Footage broadcast on Sunday evening showed locals making disparaging gestures towards Ms Alshelh.

Nice and about 30 other French towns banned the burqini after the July terror attack in which a man ploughed his lorry into crowds gathered for Bastille Day fireworks in Nice.

In August, France's highest court suspended the burqini bans, declaring the swimsuit's prohibition an "illegal violation of fundamental freedoms".

Separately, French police on Tuesday arrested eight associates of the extremist who killed 86 people when he ploughed his lorry into a Bastille Day crowd in Nice, an investigation source said.

"They are associates of the perpetrator. We are carrying out checks and they are in custody," the source said.

"They are all men, of French and Tunisian nationality."

The men were arrested in Nice and in the neighbouring towns of Saint-Laurent-du-Var and Cagnes-Sur-Mer.
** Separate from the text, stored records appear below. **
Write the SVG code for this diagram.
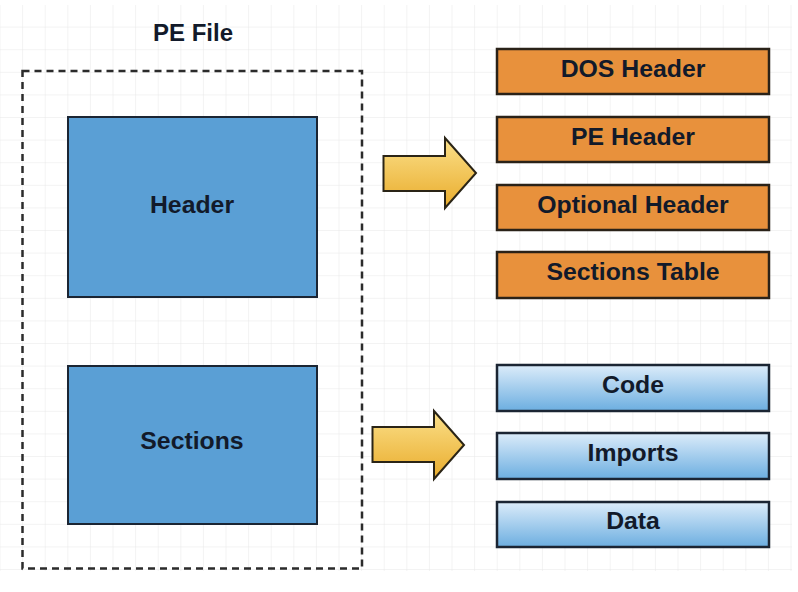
<svg xmlns="http://www.w3.org/2000/svg" width="798" height="592" viewBox="0 0 798 592">
<defs>
<pattern id="grid" x="0.5" y="5" width="22.6" height="22.6" patternUnits="userSpaceOnUse">
<path d="M22.6 0 V22.6 M0 22.6 H22.6" fill="none" stroke="#e8e8e8" stroke-width="1"/>
</pattern>
<linearGradient id="lb" x1="0" y1="0" x2="0" y2="1">
<stop offset="0" stop-color="#dcecfa"/>
<stop offset="1" stop-color="#6caee0"/>
</linearGradient>
<linearGradient id="yl" x1="0" y1="0" x2="0" y2="1">
<stop offset="0" stop-color="#fbe08a"/>
<stop offset="1" stop-color="#e9ac2c"/>
</linearGradient>
<style>
.t{font-family:"Liberation Sans",Arial,sans-serif;font-weight:bold;font-size:24.8px;fill:#121a2a;text-anchor:middle}
.ttl{font-size:24px}
.big{fill:#5a9fd5;stroke:#1b2533;stroke-width:2}
.or{fill:#e8913c;stroke:#2a2218;stroke-width:2.5}
.lb{fill:url(#lb);stroke:#1b2533;stroke-width:2.5}
.ar{fill:url(#yl);stroke:#2a2416;stroke-width:2;stroke-linejoin:miter}
</style>
</defs>
<rect x="0" y="0" width="798" height="592" fill="#ffffff"/>
<rect x="0" y="5" width="792" height="566" fill="url(#grid)"/>
<g id="pe-file">
<rect x="22.5" y="71" width="339.5" height="497.5" fill="none" stroke="#2b2b2b" stroke-width="2.5" stroke-dasharray="7,5"/>
<text class="t ttl" x="193" y="41">PE File</text>
</g>
<g id="header">
<rect class="big" x="68" y="117" width="249" height="180"/>
<text class="t" x="192" y="213">Header</text>
</g>
<g id="sections">
<rect class="big" x="68" y="366" width="249" height="158"/>
<text class="t" x="192" y="449">Sections</text>
</g>
<g id="dos-header">
<rect class="or" x="497" y="49" width="272" height="45"/>
<text class="t" x="633" y="77">DOS Header</text>
</g>
<g id="pe-header">
<rect class="or" x="497" y="117" width="272" height="45"/>
<text class="t" x="633" y="145">PE Header</text>
</g>
<g id="optional-header">
<rect class="or" x="497" y="185" width="272" height="45"/>
<text class="t" x="633" y="213">Optional Header</text>
</g>
<g id="sections-table">
<rect class="or" x="497" y="252" width="272" height="46"/>
<text class="t" x="633" y="280">Sections Table</text>
</g>
<g id="code">
<rect class="lb" x="497" y="365" width="272" height="46"/>
<text class="t" x="633" y="393">Code</text>
</g>
<g id="imports">
<rect class="lb" x="497" y="433" width="272" height="46"/>
<text class="t" x="633" y="461">Imports</text>
</g>
<g id="data">
<rect class="lb" x="497" y="502" width="272" height="45"/>
<text class="t" x="633" y="529">Data</text>
</g>
<g id="connectors">
<path class="ar" d="M383.5 156 H445 V138 L476 173 L445 208 V191 H383.5 Z"/>
<path class="ar" d="M372.5 427 H434 V411 L464 445 L434 479 V462 H372.5 Z"/>
</g>
</svg>
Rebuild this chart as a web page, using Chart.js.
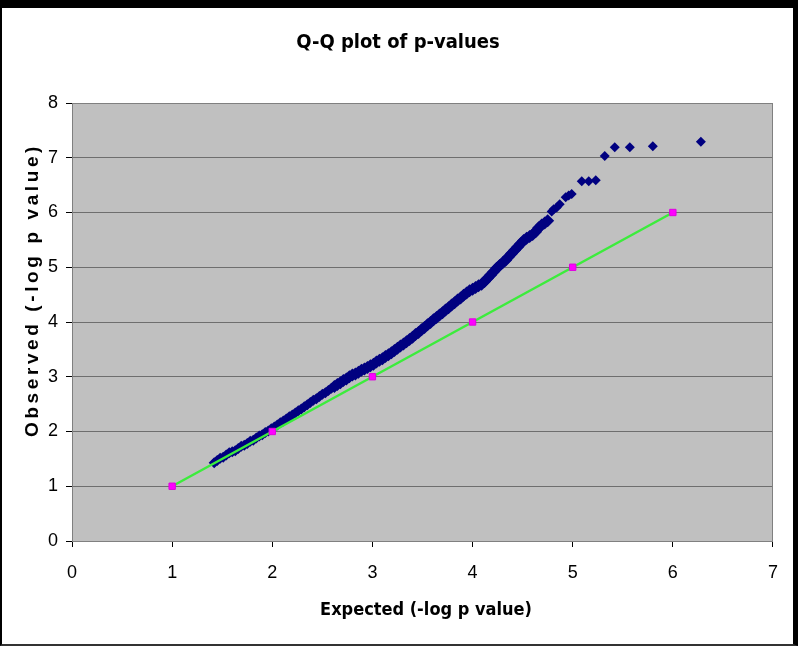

Police were also searching properties on Tuesday, the source said.

Mohamed Lahouaiej Bouhlel, a 31-year-old Tunisian, rammed a 19-tonne lorry through a crowd of more than 30,000 people gathered on the seafront Promenade des Anglais in Nice on July 14 before police shot him dead.

The ISIL extremist group claimed he was one of its followers.

Bouhlel was initially thought to have planned the attack alone but antiterror investigators later said he had received help from several people and had spent several months planning it.

Six people have already been charged over the attack.